Erma Bombeck wrote, "I’ve heard the chimes ring, too. I remember a Christmas when one of my sons brought me a piece of tattered construction paper on which he had tried to draw a picture of praying hands, & underneath the picture he had written, ’O Come, Holy Spit.’"

"When I saw that," she said, "I heard the chimes ring & I knew that a very special gift had been given."

"On another Christmas I received a shoebox all clumsily wrapped. When I opened it, I found two baseball cards & a piece of gum. Again I heard the chimes ring."

"And I heard the chimes ring the time when the kids got together & cleaned the garage & gave that as their Christmas present to me."

"Those days are long gone," she remembered, "days when we fashioned lace doilies into snow flakes, & pipe cleaners into Christmas trees. When we took empty spools & used them for candleholders. Those days are long gone."

"I remember little feet coming down the stairs with a hand-made gift all wrapped up in $2.00 worth of wrapping paper to put underneath the Christmas tree. Those little feet now wear panty hose & fashion boots."

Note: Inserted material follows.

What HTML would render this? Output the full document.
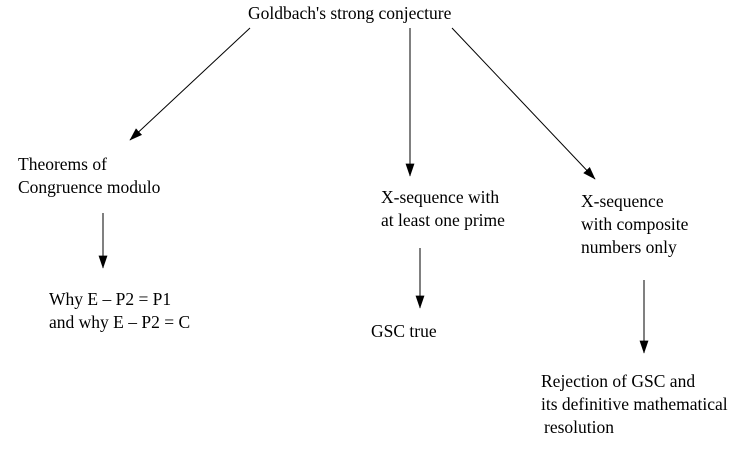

"Little hands that used to break the piggy bank to get 59 cents to buy a Christmas gift, now hold credit cards that are good in any store in town."

"We’ll have a good Christmas this year," she said. "We’ll eat too much. We’ll mess up the living room & throw the warranties in the fire by mistake. We’ll put bows on the dog’s tail. We’ll take bites out of cookies & put them back in the plate. We’ll listen to Christmas songs, & have a good Christmas."

"But, Lord, what I wouldn’t give to bend over just one more time & receive some toothpicks held together by library paste & to hear the chimes ring - just one more time."